Johnny Depp e l’incubo senza fine di Minamata

Uno dei maggiori disastri ambientali del Giappone in Minamata di Andrew Levitas, con un Johnny Depp degno di nota nei panni del celebre fotogiornalista W.Eugene Smith, che realizzò il reportage sui co


BERLINO – Una donna tiene sua figlia gravemente deformata tra le braccia in una stanza da bagno giapponese. La guarda con grazia e delicatezza di madre, in una pietà contemporanea in bianco e nero diventata una delle foto simbolo del reportage “Minamata” realizzato per la rivista Life dal grande fotografo americano W.Eugene Smith, per attirare l’attenzione dell’opinione pubblica mondiale sui tragici e devastanti effetti di un grave inquinamento da mercurio che colpì le delle acque di una cittadina costiera in Giappone, Minamata appunto, derivato dal sistematico e massiccio sversamento in mare delle acque reflue di un’industria chimica, la Chisso Corporation, dal 1932 al 1968. L’avvelenamento da mercurio provocò agli abitanti della zona, per primi i pescatori che lavoravano nella baia, una sindrome neurologica grave che provoca devastanti effetti sul coordinamento muscolare, paresi, disordine mentale, numerosi decessi e nascite di bambini con deformità fisiche importanti. Tutto questo nell’iniziale indifferenza sia del governo giapponese che negava la sindrome, che della Chisso, che smentiva l’utilizzo di mercurio nei propri impianti.

Una storia, purtroppo, attuale e non del tutto conclusa, tant’è che “ancora oggi ci sono molte persone a Minamata in quella situazione, che soffrono”, denuncia Aileen Mioko Smith, moglie del fotografo scomparso nel 1978, che insieme a lui si era immersa nella comunità giapponese documentandone gli sforzi per convivere con la malattia e la lotta per ottenere il riconoscimento del danno subito. A portare sullo schermo questa vicenda, tra le proiezioni speciali a Berlino, il giovane artista e regista Andrew Levitas in Minamata, con Johnny Depp nei panni del celebre e inquieto fotogiornalista, autore di immagini così intime e toccanti, che furono capaci di dare al disastro una dimensione umana straziante.
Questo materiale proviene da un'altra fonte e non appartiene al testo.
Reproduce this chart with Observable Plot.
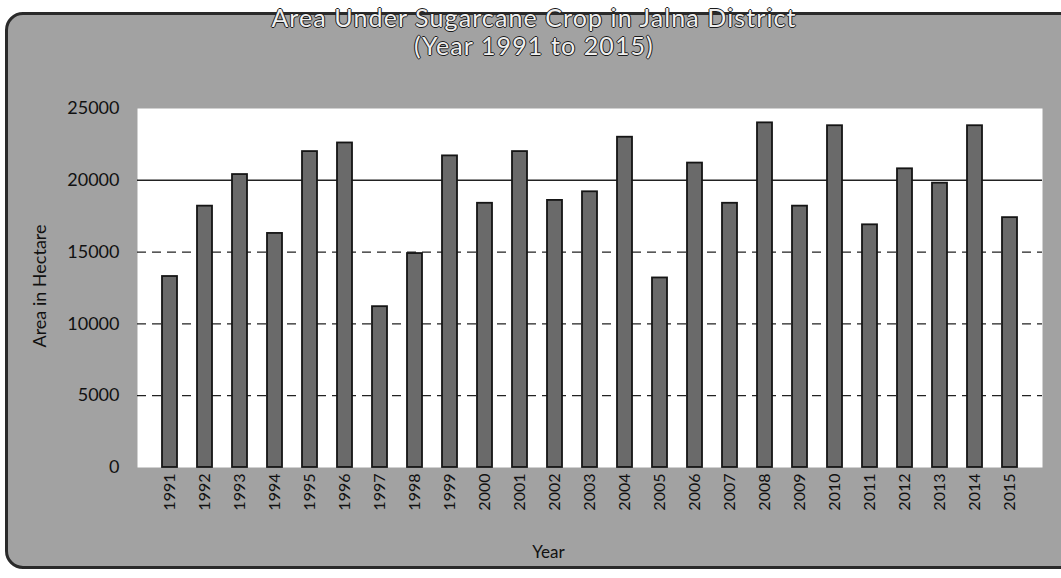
<!DOCTYPE html>
<html>
<head>
<meta charset="utf-8">
<script src="https://cdn.jsdelivr.net/npm/d3@7"></script>
<script src="https://cdn.jsdelivr.net/npm/@observablehq/plot@0.6"></script>
<style>
  html, body { margin: 0; padding: 0; background: #ffffff; overflow: hidden; }
  #wrap { position: relative; width: 1061px; height: 578px; overflow: hidden; font-family: Lato, "Open Sans", sans-serif; }
  #panel { position: absolute; left: 5px; top: 12px; width: 1080px; height: 551px; background: #a2a2a2; border: 3px solid #2a2a2a; border-radius: 18px; }
  #chart { position: absolute; left: 0; top: 0; }
  .title { position: absolute; left: 0; top: 3px; width: 1068px; text-align: center; font-size: 25px; line-height: 28px; color: #efefef; text-shadow: -1px 0 #1a1a1a, 1px 0 #1a1a1a, 0 -1px #1a1a1a, 0 1px #1a1a1a; letter-spacing: 1.1px; }
</style>
</head>
<body>
<div id="wrap">
  <div id="panel"></div>
  <div id="chart"></div>
  <div class="title">Area Under Sugarcane Crop in Jalna District<br>(Year 1991 to 2015)</div>
</div>
<script>
const years = ["1991","1992","1993","1994","1995","1996","1997","1998","1999","2000","2001","2002","2003","2004","2005","2006","2007","2008","2009","2010","2011","2012","2013","2014","2015"];
const areas = [13300, 18200, 20400, 16300, 22000, 22600, 11200, 14900, 21700, 18400, 22000, 18600, 19200, 23000, 13200, 21200, 18400, 24000, 18200, 23800, 16900, 20800, 19800, 23800, 17400];
const yTicks = [0, 5000, 10000, 15000, 20000, 25000];
const dashedGrid = [5000, 10000, 15000];
const solidGrid = [20000];
const yTitle = "Area in Hectare";
const xTitle = "Year";

const data = years.map((y, i) => ({year: y, area: areas[i]}));

const plot = Plot.plot({
  width: 1061,
  height: 578,
  marginLeft: 137,
  marginRight: 19,
  marginTop: 108,
  marginBottom: 111,
  style: {background: "transparent", fontFamily: "Lato, 'Open Sans', sans-serif", fontSize: "16px", color: "#111"},
  x: {domain: years, paddingInner: 0.58, paddingOuter: 0.43},
  y: {domain: [0, 25000]},
  marks: [
    Plot.frame({fill: "white", stroke: "none"}),
    Plot.ruleY(dashedGrid, {stroke: "#222", strokeWidth: 1.2, strokeDasharray: "9,6"}),
    Plot.ruleY(solidGrid, {stroke: "#222", strokeWidth: 1.4}),
    Plot.barY(data, {x: "year", y: "area", fill: "#6a6a6a", stroke: "#151515", strokeWidth: 1.8}),
    Plot.axisX({tickRotate: -90, tickSize: 0, tickPadding: 6, label: null, fontSize: 16}),
    Plot.axisY({ticks: yTicks, tickSize: 0, tickPadding: 18, tickFormat: d => String(d), label: null, fontSize: 18}),
    Plot.text([yTitle], {frameAnchor: "left", textAnchor: "middle", dx: -97, dy: -2, rotate: -90, fontSize: 18, fill: "#111"}),
    Plot.text([xTitle], {frameAnchor: "bottom-left", textAnchor: "middle", dx: 411, dy: 90, fontSize: 17, fill: "#111"})
  ]
});
document.getElementById("chart").appendChild(plot);
</script>
</body>
</html>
Notevole prova d’attore per Depp, esaltata anche dalla ragguardevole somiglianza fisica in scena, frutto di quasi tre ore di trucco al giorno, unita a passione personale e conoscenza indiretta del personaggio.”Per molti anni ho provato una strana fascinazione per lui, prima per le sue foto, poi, quando ho letto della sua vita e di cosa aveva sacrificato per catturare quei momenti, sono rimasto affascinato da tutto ciò che rappresentava”, rivela l’attore da sempre appassionato anche di fotografia. “Conoscevo bene una fotografa che lo aveva incontrato, Mary Ellen Mark, e le avevo chiesto di lui perché ammiro le sue foto. Mi ha raccontato di come fosse una sorta di bohémien, arrogante ma al tempo stesso estremamente sensibile, un fotogiornalista di guerra incallito che aveva visto tutto”. 
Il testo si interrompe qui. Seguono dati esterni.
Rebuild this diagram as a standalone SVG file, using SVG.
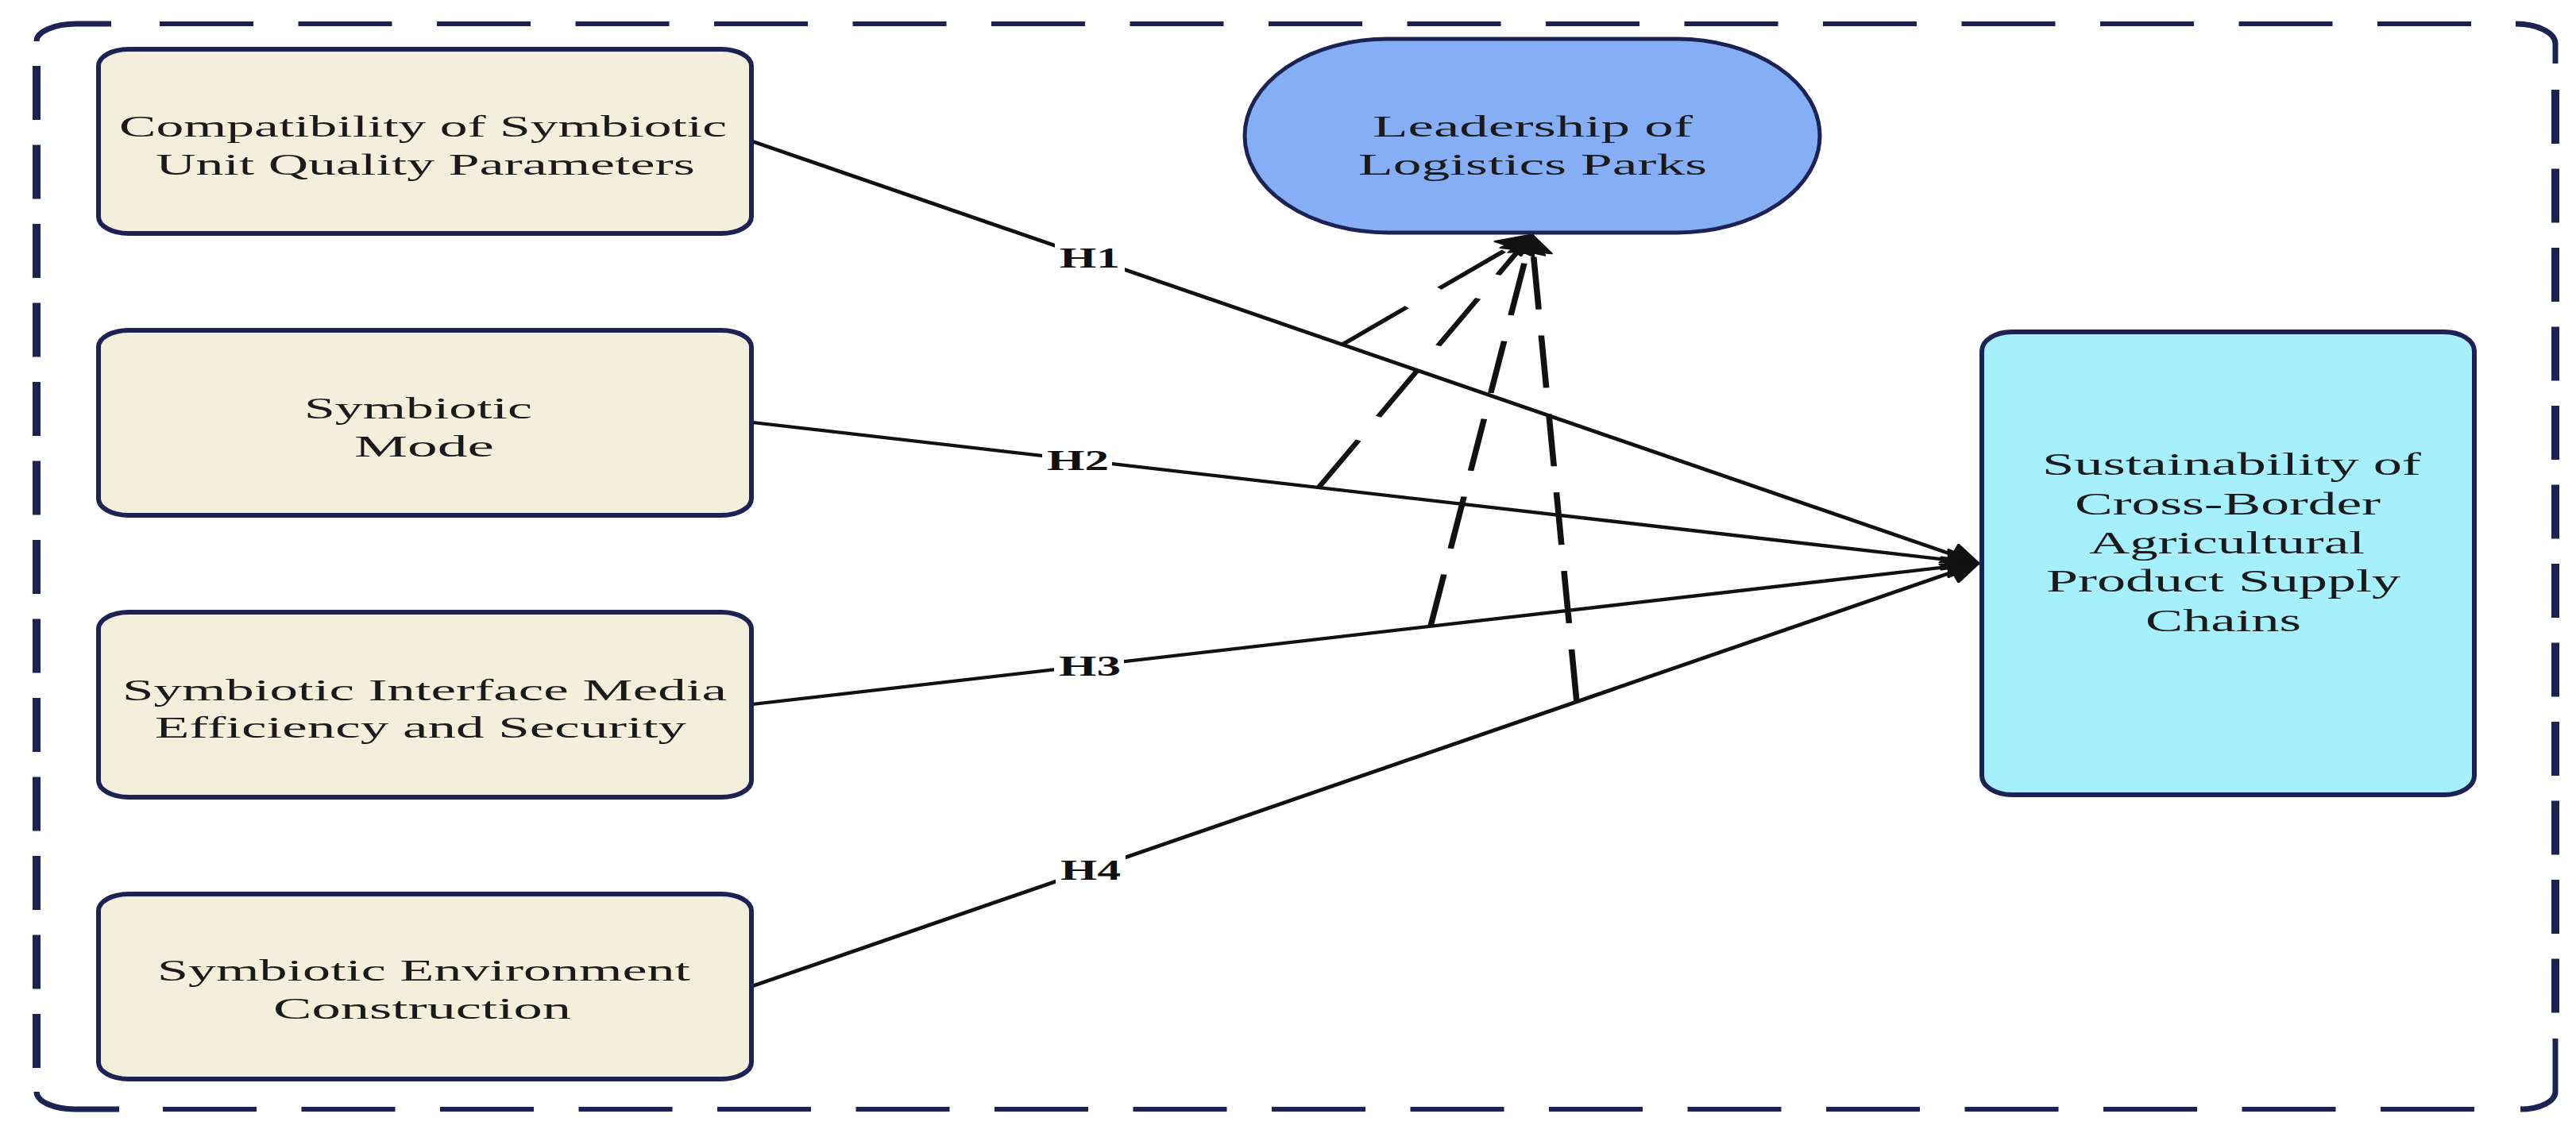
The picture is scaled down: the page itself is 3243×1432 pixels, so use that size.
<svg xmlns="http://www.w3.org/2000/svg" width="3243" height="1432" viewBox="0 0 3243 1432">
  <defs>
    <style>
      .frame { fill: none; stroke: #1c2354; stroke-linecap: butt; }
      .fh { stroke-width: 6; stroke-dasharray: 118 56.5; }
      .fv { stroke-width: 10; stroke-dasharray: 68 31.5; }
      .fc { stroke-width: 7; }
      .box { fill: #f4eedd; stroke: #1c2354; stroke-width: 6; }
      .med { fill: #86aef5; stroke: #1c2354; stroke-width: 5; }
      .out { fill: #a6effc; stroke: #1c2354; stroke-width: 6; }
      .t { font-family: "Liberation Serif", "Times New Roman", serif; font-size: 38px; fill: #1a1a1a; }
      .t40 { font-size: 40px; }
      .edge { fill: none; stroke: #111111; stroke-width: 4.3; }
      .dash { stroke-dasharray: 66 33; }
      .lbl { font-family: "Liberation Serif", "Times New Roman", serif; font-size: 36px; font-weight: bold; fill: #111111; }
      .lblbg { fill: #ffffff; }
    </style>
    <marker id="ah" markerUnits="userSpaceOnUse" markerWidth="40" markerHeight="40" refX="0" refY="0" orient="auto" overflow="visible">
      <path d="M1,0 L-24,-13 L-21,0 L-24,13 Z" fill="#111111" stroke="#111111" stroke-width="2" stroke-linejoin="round"/>
    </marker>
  </defs>
  <rect width="3243" height="1432" fill="#ffffff"/>

  <g id="frame" class="frame">
    <path class="fc" d="M46,52 A50,22 0 0 1 96,30 L140,30"/>
    <path class="fh" d="M201,30 H3111"/>
    <path class="fc" d="M3167,30 A50,25 0 0 1 3217,55 V80"/>
    <path class="fv" d="M3217,113 V1276"/>
    <path class="fc" d="M3217,1308 V1375 A44,22 0 0 1 3173,1397"/>
    <path class="fh" d="M205,1397 H3116"/>
    <path class="fc" d="M150,1397 H94 A48,22 0 0 1 46,1375"/>
    <path class="fv" d="M46,83 V1351"/>
  </g>

  <g id="connectors">
    <g transform="scale(1.76,1)">
      <path class="edge" marker-end="url(#ah)" d="M538.1,178 L1414.8,709.5"/>
      <path class="edge" marker-end="url(#ah)" d="M538.1,532 L1414.8,709.5"/>
      <path class="edge" marker-end="url(#ah)" d="M538.1,887 L1414.8,709.5"/>
      <path class="edge" marker-end="url(#ah)" d="M538.1,1242 L1414.8,709.5"/>
      <path class="edge dash" marker-end="url(#ah)" d="M960.2,433.9 L1095.5,296"/>
      <path class="edge dash" marker-end="url(#ah)" d="M943.2,614 L1095.5,296"/>
      <path class="edge dash" marker-end="url(#ah)" d="M1023.3,788.8 L1095.5,296"/>
      <path class="edge dash" marker-end="url(#ah)" d="M1127.8,883.8 L1095.5,296"/>
    </g>
    <g id="edge-labels">
      <rect class="lblbg" x="1328" y="306" width="88" height="38"/>
      <text class="lbl" x="1334" y="337" textLength="76" lengthAdjust="spacingAndGlyphs">H1</text>
      <rect class="lblbg" x="1312" y="561" width="88" height="38"/>
      <text class="lbl" x="1318" y="592" textLength="78" lengthAdjust="spacingAndGlyphs">H2</text>
      <rect class="lblbg" x="1327" y="819" width="88" height="38"/>
      <text class="lbl" x="1333" y="851" textLength="78" lengthAdjust="spacingAndGlyphs">H3</text>
      <rect class="lblbg" x="1329" y="1076" width="88" height="38"/>
      <text class="lbl" x="1335" y="1108" textLength="76" lengthAdjust="spacingAndGlyphs">H4</text>
    </g>
  </g>

  <g id="node-compat">
    <rect class="box" x="124" y="62" width="822" height="232" rx="38" ry="21"/>
    <text class="t" x="150" y="172" textLength="765" lengthAdjust="spacingAndGlyphs">Compatibility of Symbiotic</text>
    <text class="t" x="196" y="220" textLength="679" lengthAdjust="spacingAndGlyphs">Unit Quality Parameters</text>
  </g>

  <g id="node-mode">
    <rect class="box" x="124" y="416" width="822" height="233" rx="38" ry="21"/>
    <text class="t" x="383" y="527" textLength="287" lengthAdjust="spacingAndGlyphs">Symbiotic</text>
    <text class="t" x="446" y="575" textLength="176" lengthAdjust="spacingAndGlyphs">Mode</text>
  </g>

  <g id="node-interface">
    <rect class="box" x="124" y="771" width="822" height="233" rx="38" ry="21"/>
    <text class="t" x="154" y="882" textLength="761" lengthAdjust="spacingAndGlyphs">Symbiotic Interface Media</text>
    <text class="t" x="195" y="929" textLength="669" lengthAdjust="spacingAndGlyphs">Efficiency and Security</text>
  </g>

  <g id="node-environment">
    <rect class="box" x="124" y="1126" width="822" height="233" rx="38" ry="21"/>
    <text class="t" x="198" y="1235" textLength="671" lengthAdjust="spacingAndGlyphs">Symbiotic Environment</text>
    <text class="t" x="344" y="1283" textLength="375" lengthAdjust="spacingAndGlyphs">Construction</text>
  </g>

  <g id="node-leadership">
    <rect class="med" x="1567" y="49" width="724" height="244" rx="180" ry="122"/>
    <text class="t" x="1728" y="172" textLength="403" lengthAdjust="spacingAndGlyphs">Leadership of</text>
    <text class="t" x="1710" y="220" textLength="439" lengthAdjust="spacingAndGlyphs">Logistics Parks</text>
  </g>

  <g id="node-sustainability">
    <rect class="out" x="2495" y="418" width="620" height="583" rx="38" ry="24"/>
    <text class="t t40" x="2571" y="598" textLength="477" lengthAdjust="spacingAndGlyphs">Sustainability of</text>
    <text class="t t40" x="2612" y="648" textLength="385" lengthAdjust="spacingAndGlyphs">Cross-Border</text>
    <text class="t t40" x="2630" y="697" textLength="347" lengthAdjust="spacingAndGlyphs">Agricultural</text>
    <text class="t t40" x="2576" y="745" textLength="446" lengthAdjust="spacingAndGlyphs">Product Supply</text>
    <text class="t t40" x="2701" y="795" textLength="196" lengthAdjust="spacingAndGlyphs">Chains</text>
  </g>
</svg>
“La cosa importante di questa storia è che riguarda l’umanità – continua Depp – spinge a interrogarsi su quanto ci lasciamo coinvolgere, su quanto siamo capaci di sentire profondamente. Quando ho letto la storia di quell’incubo, mi era quasi impossibile credere che qualcosa del genere potesse succedere, che si potesse arrivare a quel livello. Ma l’aspetto ancora più angosciante è che tutto questo avrebbe potuto e dovuto essere fermato sul nascere, molto tempo fa, ma non è accaduto. Leggere la storia di quello che è successo è stato scioccante, sapere che ancora ci sono degli effetti è ancora più scioccante. Credo che questa storia avesse bisogno di essere raccontata e il potere dei media o del cinema, o di ogni forma di arte in genere, debba essere usato per aprire gli occhi su quello che succede. Da artisti non si può che essere onorati di portare una storia come questa alla gente. Fare cinema e usare il potere che ne deriva per mandare messaggi, è un sogno personale che si avvera per tutti noi”.

Nei panni dell’editore della rivista Life che gli commissiona il reportage, Bill Nighy, che si dice particolarmente orgoglioso di essere stato coinvolto in un così importante progetto, che non riguarda solo il Giappone ma parla di qualcosa che avviene in America, in Canada, ovunque, come ha sottolineato anche il regista Andrew Levitas: “Non si tratta solo di Minamata, il film parla di quello che succede in tutto il mondo, ancora oggi. L’inquinamento, lo sfruttamento, la corruzione. Perciò era importante raccontare questa storia, affinché potesse mandare a tutti un messaggio forte e contemporaneo”.